THE PROBLEM: Starting at the first line of the entries below, restate each line exactly until you reach the line with "u1024, u6144, u512];", and print that one too. Leave the pictures out and stop there.

GIVEN ENTRIES:
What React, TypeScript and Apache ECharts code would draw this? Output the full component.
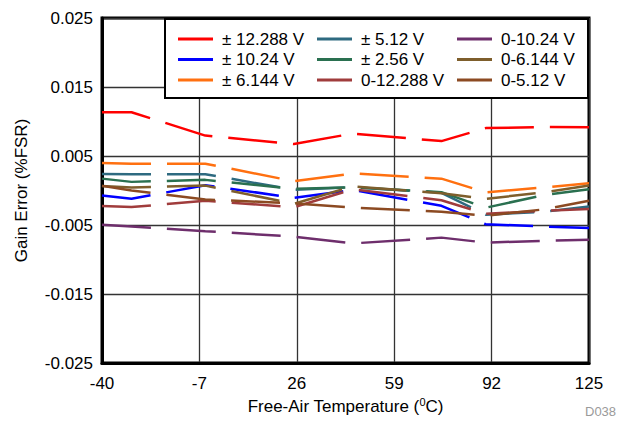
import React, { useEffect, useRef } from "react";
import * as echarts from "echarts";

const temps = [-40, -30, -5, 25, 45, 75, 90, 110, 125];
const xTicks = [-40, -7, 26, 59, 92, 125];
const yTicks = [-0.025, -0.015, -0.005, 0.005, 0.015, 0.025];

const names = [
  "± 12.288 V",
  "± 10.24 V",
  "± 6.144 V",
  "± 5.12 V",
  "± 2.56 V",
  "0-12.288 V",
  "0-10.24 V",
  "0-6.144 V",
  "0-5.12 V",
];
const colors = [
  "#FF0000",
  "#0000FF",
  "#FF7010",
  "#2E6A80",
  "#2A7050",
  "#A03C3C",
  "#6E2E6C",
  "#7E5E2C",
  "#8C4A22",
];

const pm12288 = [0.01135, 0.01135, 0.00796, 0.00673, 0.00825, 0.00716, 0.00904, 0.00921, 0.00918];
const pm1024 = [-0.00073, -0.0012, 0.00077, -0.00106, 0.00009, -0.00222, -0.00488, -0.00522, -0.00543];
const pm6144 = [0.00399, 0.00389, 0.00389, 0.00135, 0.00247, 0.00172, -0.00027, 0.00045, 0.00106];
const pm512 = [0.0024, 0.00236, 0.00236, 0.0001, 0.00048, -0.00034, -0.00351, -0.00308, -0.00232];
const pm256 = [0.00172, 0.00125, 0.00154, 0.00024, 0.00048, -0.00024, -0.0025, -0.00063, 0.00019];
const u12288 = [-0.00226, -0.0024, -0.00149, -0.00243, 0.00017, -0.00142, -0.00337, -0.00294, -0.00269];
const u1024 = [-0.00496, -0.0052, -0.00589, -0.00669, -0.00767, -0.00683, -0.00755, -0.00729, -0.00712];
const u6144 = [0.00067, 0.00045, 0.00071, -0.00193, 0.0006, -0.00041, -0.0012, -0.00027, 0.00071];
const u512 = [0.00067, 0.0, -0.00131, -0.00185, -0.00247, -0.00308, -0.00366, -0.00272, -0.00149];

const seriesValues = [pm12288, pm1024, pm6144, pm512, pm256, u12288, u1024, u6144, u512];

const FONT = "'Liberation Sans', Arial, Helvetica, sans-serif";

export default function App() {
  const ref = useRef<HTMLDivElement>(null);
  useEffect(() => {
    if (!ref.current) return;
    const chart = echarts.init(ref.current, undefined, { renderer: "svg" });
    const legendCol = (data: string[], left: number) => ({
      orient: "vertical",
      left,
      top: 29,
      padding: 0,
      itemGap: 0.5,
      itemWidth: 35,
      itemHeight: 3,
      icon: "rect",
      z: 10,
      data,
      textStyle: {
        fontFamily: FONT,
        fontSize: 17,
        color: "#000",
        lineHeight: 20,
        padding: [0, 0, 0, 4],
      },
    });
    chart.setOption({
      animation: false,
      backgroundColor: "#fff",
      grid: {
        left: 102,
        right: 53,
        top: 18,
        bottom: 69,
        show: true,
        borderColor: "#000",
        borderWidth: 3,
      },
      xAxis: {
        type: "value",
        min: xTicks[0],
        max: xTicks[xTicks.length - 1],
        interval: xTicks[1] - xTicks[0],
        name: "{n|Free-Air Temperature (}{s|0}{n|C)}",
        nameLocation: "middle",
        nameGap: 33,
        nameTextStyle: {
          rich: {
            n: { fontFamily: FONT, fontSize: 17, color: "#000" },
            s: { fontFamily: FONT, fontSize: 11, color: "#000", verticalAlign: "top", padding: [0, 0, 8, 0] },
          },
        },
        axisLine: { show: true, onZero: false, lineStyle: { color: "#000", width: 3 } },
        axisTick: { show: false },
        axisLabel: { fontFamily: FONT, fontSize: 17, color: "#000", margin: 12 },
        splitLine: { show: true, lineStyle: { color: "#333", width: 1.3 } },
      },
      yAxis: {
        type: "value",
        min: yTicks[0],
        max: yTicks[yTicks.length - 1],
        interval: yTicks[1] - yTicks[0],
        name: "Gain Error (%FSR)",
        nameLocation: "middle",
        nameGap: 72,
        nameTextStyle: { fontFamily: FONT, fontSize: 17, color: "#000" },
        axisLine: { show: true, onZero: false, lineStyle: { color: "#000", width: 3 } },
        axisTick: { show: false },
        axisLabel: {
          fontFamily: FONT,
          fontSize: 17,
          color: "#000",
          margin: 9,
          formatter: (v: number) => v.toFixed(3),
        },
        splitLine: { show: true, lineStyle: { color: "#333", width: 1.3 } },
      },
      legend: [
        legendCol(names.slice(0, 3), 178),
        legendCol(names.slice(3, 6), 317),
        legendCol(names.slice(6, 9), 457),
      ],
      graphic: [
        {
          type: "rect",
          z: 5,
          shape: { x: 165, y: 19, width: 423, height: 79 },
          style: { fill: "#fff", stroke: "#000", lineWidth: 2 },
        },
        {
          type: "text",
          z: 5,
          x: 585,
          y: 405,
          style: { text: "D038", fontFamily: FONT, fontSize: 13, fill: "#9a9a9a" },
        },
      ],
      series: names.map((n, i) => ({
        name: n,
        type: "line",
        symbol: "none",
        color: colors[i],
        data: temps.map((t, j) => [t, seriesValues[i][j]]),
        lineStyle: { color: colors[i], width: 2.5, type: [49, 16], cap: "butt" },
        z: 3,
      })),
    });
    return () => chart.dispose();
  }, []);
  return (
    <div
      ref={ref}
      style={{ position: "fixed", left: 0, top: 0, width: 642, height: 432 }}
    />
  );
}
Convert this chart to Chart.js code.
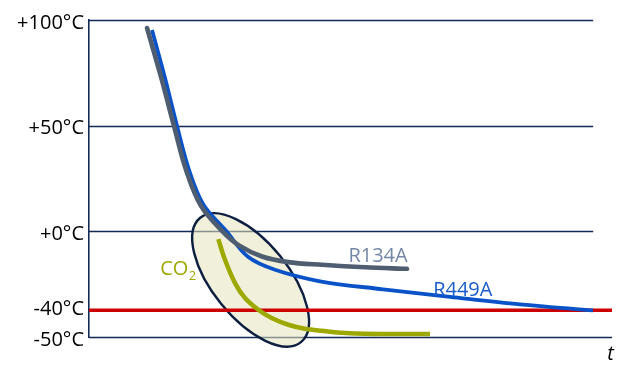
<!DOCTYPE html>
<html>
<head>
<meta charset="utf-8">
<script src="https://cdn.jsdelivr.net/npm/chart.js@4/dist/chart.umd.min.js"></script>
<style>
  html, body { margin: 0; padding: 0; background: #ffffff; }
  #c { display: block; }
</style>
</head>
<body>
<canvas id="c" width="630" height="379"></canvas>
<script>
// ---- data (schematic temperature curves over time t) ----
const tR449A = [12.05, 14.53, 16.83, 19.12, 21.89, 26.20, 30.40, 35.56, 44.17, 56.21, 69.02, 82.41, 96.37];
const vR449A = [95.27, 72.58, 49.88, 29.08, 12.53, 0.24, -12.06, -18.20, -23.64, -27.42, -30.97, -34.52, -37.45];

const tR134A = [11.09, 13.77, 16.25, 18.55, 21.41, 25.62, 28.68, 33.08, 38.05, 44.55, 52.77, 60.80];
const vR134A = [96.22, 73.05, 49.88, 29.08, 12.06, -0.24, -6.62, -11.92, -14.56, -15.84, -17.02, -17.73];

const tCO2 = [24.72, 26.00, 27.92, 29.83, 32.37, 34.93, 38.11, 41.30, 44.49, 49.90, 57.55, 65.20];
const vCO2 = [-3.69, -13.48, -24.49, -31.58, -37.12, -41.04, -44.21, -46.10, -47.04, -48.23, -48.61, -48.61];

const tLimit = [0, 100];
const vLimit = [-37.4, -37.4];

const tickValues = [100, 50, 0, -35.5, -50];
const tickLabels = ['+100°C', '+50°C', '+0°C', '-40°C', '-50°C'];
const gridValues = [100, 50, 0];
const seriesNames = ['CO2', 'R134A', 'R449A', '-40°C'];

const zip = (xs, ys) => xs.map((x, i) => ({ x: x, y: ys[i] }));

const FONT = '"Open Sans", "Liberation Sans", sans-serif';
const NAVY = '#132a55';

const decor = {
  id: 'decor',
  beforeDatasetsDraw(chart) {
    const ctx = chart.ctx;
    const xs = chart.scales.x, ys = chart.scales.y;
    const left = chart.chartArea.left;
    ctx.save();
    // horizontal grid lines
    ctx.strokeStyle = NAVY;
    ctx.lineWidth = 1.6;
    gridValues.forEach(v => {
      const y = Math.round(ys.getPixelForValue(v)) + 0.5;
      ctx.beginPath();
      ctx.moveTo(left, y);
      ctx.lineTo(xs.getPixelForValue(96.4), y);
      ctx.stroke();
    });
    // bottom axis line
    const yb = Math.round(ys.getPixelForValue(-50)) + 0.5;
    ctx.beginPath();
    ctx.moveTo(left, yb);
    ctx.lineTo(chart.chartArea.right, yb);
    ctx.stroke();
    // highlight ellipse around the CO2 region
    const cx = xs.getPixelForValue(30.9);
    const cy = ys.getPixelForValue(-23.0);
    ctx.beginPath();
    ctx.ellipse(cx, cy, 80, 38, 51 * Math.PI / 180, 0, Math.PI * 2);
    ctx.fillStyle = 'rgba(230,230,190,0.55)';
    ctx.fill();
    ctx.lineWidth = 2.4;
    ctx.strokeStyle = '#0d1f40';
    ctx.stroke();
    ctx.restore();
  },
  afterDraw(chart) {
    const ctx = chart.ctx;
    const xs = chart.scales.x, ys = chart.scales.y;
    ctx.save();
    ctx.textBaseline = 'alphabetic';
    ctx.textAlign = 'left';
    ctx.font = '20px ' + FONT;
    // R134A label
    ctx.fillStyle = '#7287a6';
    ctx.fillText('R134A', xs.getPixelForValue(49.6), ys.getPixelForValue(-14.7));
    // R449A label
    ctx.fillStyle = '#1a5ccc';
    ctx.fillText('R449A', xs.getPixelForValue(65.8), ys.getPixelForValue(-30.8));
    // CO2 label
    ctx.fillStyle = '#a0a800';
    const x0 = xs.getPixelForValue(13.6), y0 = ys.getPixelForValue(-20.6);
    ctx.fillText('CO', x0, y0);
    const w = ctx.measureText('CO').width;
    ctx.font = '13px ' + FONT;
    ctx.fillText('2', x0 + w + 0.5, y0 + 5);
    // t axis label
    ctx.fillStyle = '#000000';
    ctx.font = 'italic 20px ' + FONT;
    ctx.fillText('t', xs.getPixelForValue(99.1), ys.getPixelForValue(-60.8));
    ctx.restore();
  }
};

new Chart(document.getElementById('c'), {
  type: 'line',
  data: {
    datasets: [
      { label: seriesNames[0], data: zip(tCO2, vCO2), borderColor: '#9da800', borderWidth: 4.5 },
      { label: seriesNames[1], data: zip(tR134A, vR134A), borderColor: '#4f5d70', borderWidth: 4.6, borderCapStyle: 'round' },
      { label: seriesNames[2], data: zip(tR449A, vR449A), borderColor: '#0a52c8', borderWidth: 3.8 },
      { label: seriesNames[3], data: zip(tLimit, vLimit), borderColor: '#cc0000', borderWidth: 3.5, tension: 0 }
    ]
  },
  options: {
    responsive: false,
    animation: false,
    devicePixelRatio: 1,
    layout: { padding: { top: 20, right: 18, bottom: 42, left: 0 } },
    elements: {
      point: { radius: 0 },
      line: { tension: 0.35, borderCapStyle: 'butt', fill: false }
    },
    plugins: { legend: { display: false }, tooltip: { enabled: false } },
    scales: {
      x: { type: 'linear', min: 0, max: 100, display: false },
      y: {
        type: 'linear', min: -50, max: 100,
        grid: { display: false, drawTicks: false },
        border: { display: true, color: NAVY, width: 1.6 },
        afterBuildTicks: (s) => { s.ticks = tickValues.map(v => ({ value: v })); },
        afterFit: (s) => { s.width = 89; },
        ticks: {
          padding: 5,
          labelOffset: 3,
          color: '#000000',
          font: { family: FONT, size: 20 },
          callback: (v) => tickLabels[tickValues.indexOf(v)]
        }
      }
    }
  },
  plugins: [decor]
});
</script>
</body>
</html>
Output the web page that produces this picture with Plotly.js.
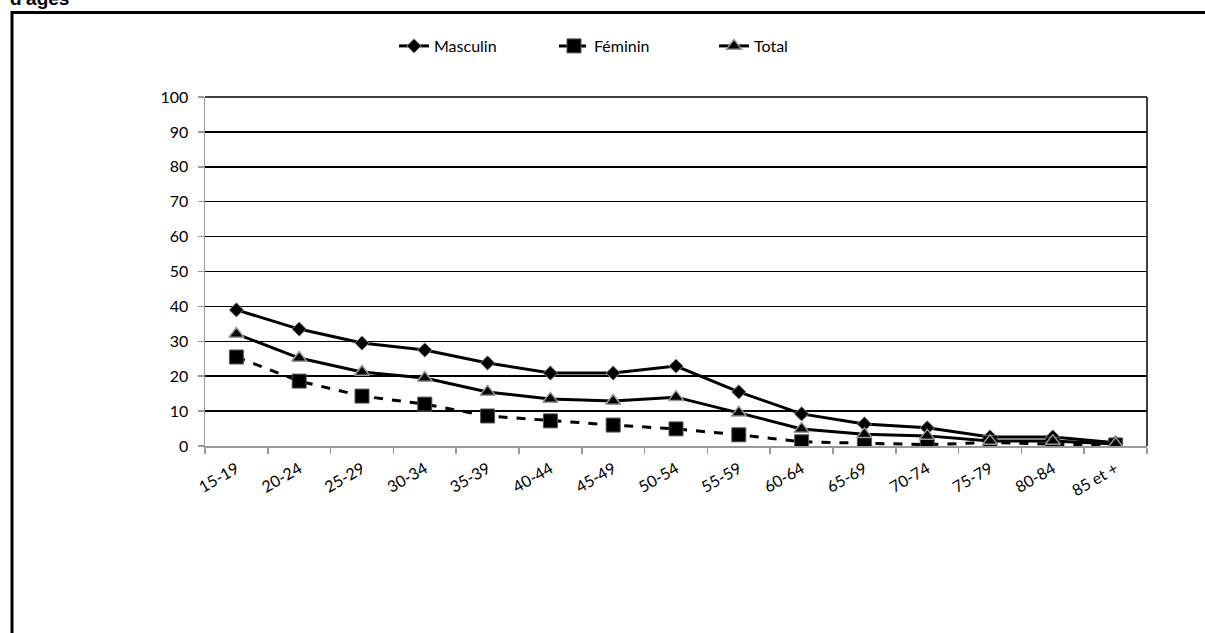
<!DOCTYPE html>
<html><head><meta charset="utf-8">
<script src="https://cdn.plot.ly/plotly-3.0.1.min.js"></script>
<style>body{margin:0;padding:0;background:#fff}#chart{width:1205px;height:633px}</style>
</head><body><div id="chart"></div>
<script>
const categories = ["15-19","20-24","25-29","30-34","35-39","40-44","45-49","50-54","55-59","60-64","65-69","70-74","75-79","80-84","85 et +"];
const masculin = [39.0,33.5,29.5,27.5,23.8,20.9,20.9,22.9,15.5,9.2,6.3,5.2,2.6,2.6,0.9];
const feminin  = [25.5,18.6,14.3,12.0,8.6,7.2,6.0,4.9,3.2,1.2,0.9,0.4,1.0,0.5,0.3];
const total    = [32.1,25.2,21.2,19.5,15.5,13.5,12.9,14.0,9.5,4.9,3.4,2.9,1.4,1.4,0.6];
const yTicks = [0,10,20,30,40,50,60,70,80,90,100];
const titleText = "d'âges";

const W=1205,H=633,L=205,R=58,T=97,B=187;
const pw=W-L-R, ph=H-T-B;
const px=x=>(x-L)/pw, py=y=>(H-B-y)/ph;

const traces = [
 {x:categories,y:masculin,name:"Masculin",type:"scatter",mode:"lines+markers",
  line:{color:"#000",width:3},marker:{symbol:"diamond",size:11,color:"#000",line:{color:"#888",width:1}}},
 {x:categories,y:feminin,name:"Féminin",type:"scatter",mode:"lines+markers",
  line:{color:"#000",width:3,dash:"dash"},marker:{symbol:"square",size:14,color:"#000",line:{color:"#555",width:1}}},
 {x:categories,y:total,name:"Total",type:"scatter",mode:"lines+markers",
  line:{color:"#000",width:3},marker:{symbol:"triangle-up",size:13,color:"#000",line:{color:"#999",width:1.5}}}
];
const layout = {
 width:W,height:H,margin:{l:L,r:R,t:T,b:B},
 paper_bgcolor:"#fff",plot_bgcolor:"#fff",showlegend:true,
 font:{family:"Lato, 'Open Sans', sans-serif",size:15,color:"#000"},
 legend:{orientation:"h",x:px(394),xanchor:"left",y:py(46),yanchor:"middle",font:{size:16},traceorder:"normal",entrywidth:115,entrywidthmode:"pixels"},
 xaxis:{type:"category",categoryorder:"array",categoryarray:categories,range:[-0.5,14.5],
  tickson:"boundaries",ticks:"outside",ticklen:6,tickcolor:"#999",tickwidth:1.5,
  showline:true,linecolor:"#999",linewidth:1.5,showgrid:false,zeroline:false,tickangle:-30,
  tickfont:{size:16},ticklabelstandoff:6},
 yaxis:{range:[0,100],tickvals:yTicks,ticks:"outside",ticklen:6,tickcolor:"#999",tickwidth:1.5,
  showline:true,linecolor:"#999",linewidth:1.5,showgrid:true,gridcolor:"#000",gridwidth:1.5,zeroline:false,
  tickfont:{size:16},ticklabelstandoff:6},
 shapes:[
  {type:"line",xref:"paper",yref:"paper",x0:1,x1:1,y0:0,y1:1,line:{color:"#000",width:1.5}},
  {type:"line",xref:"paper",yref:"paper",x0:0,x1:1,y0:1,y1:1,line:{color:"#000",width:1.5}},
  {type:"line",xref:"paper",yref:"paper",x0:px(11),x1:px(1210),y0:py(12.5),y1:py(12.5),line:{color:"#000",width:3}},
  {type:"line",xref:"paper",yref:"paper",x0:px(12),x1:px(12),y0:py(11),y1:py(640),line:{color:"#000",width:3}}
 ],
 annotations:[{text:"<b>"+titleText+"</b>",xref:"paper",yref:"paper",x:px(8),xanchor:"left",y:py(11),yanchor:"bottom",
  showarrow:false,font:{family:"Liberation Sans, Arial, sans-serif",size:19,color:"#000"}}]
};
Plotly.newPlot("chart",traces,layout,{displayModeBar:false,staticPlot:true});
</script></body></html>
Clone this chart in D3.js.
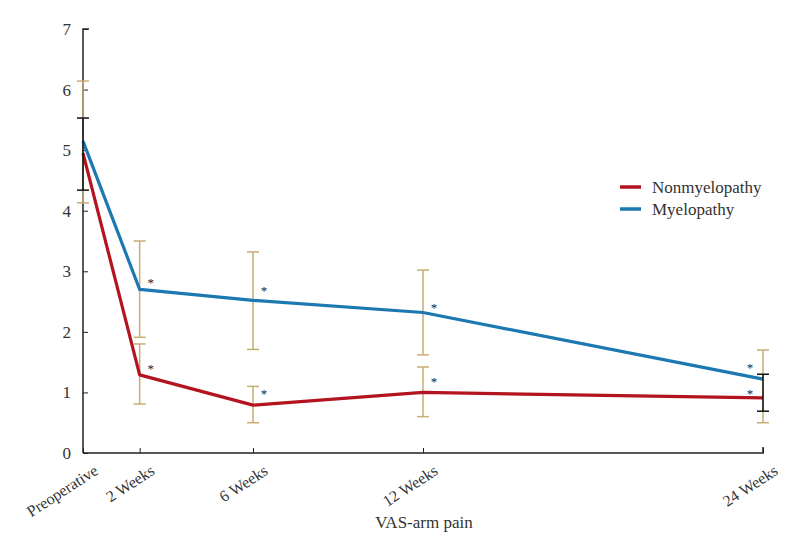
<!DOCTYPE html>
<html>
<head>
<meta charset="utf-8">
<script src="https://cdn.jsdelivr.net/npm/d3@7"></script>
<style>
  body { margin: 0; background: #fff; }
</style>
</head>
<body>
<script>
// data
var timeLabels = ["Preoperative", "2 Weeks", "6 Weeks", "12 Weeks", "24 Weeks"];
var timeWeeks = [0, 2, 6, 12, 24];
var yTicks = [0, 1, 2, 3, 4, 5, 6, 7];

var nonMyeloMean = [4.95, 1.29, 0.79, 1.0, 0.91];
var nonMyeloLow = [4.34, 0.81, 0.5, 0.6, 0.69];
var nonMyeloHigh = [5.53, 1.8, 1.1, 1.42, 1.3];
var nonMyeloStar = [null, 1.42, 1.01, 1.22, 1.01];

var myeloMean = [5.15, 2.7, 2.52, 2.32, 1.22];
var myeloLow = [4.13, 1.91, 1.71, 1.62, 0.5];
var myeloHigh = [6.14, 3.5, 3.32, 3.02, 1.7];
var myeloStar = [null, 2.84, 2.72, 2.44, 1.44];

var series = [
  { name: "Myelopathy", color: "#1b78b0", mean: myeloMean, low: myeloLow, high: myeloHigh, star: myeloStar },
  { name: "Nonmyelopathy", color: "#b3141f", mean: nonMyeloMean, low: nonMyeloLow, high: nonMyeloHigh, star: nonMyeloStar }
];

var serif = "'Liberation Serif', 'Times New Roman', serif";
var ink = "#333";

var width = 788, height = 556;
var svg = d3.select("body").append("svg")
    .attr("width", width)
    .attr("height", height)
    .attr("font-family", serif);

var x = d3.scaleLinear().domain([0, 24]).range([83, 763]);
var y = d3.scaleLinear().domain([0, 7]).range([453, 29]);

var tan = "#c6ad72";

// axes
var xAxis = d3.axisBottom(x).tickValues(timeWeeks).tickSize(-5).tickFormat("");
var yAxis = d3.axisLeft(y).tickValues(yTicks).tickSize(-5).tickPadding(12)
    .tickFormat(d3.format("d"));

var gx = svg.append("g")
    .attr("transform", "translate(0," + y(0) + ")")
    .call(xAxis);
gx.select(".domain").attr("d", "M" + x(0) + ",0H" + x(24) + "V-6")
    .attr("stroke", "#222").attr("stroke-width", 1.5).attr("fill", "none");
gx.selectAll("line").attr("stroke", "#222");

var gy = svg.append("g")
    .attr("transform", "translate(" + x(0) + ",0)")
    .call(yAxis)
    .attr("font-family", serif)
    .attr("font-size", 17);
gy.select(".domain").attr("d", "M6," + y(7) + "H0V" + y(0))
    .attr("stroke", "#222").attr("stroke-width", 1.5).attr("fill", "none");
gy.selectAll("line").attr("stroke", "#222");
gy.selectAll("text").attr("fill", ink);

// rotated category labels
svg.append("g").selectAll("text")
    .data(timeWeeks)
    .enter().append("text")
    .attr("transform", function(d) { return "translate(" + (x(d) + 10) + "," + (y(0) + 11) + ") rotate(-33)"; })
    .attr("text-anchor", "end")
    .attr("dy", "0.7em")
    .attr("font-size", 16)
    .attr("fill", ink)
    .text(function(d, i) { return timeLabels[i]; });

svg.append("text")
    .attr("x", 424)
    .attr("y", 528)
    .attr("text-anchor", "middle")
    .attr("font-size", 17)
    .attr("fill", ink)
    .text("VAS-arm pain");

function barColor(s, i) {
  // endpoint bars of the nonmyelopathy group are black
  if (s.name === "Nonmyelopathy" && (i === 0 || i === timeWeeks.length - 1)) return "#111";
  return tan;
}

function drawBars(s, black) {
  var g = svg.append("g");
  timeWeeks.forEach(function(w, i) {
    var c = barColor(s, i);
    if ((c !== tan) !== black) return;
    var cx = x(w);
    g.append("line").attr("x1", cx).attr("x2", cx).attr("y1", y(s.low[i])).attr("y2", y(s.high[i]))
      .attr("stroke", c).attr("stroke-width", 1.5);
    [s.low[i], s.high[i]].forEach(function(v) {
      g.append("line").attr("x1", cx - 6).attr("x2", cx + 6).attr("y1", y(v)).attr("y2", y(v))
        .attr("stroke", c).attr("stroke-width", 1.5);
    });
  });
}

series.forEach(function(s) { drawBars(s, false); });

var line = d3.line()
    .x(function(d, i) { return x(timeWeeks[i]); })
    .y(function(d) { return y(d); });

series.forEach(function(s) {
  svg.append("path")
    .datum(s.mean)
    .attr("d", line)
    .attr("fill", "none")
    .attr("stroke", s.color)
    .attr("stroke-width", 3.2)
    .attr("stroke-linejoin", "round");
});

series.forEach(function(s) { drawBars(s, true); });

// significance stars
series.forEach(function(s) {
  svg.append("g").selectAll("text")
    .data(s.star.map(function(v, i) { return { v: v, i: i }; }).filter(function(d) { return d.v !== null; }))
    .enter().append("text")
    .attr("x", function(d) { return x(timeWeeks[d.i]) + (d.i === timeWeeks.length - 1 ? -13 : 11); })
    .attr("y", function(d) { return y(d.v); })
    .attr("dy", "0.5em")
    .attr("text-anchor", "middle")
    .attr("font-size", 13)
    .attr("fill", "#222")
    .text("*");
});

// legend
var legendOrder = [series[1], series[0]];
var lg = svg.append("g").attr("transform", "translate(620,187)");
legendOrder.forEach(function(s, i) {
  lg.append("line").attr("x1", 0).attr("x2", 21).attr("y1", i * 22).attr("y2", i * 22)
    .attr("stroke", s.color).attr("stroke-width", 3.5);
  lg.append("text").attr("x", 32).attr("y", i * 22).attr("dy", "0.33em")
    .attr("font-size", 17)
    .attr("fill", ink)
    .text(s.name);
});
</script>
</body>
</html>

TASK RESPONSE:
What React, TypeScript and Apache ECharts code would draw this? Output the full component.
import React, { useEffect, useRef } from "react";
import * as echarts from "echarts";

const temps = [-40, -30, -5, 25, 45, 75, 90, 110, 125];
const xTicks = [-40, -7, 26, 59, 92, 125];
const yTicks = [-0.025, -0.015, -0.005, 0.005, 0.015, 0.025];

const names = [
  "± 12.288 V",
  "± 10.24 V",
  "± 6.144 V",
  "± 5.12 V",
  "± 2.56 V",
  "0-12.288 V",
  "0-10.24 V",
  "0-6.144 V",
  "0-5.12 V",
];
const colors = [
  "#FF0000",
  "#0000FF",
  "#FF7010",
  "#2E6A80",
  "#2A7050",
  "#A03C3C",
  "#6E2E6C",
  "#7E5E2C",
  "#8C4A22",
];

const pm12288 = [0.01135, 0.01135, 0.00796, 0.00673, 0.00825, 0.00716, 0.00904, 0.00921, 0.00918];
const pm1024 = [-0.00073, -0.0012, 0.00077, -0.00106, 0.00009, -0.00222, -0.00488, -0.00522, -0.00543];
const pm6144 = [0.00399, 0.00389, 0.00389, 0.00135, 0.00247, 0.00172, -0.00027, 0.00045, 0.00106];
const pm512 = [0.0024, 0.00236, 0.00236, 0.0001, 0.00048, -0.00034, -0.00351, -0.00308, -0.00232];
const pm256 = [0.00172, 0.00125, 0.00154, 0.00024, 0.00048, -0.00024, -0.0025, -0.00063, 0.00019];
const u12288 = [-0.00226, -0.0024, -0.00149, -0.00243, 0.00017, -0.00142, -0.00337, -0.00294, -0.00269];
const u1024 = [-0.00496, -0.0052, -0.00589, -0.00669, -0.00767, -0.00683, -0.00755, -0.00729, -0.00712];
const u6144 = [0.00067, 0.00045, 0.00071, -0.00193, 0.0006, -0.00041, -0.0012, -0.00027, 0.00071];
const u512 = [0.00067, 0.0, -0.00131, -0.00185, -0.00247, -0.00308, -0.00366, -0.00272, -0.00149];

const seriesValues = [pm12288, pm1024, pm6144, pm512, pm256, u12288, u1024, u6144, u512];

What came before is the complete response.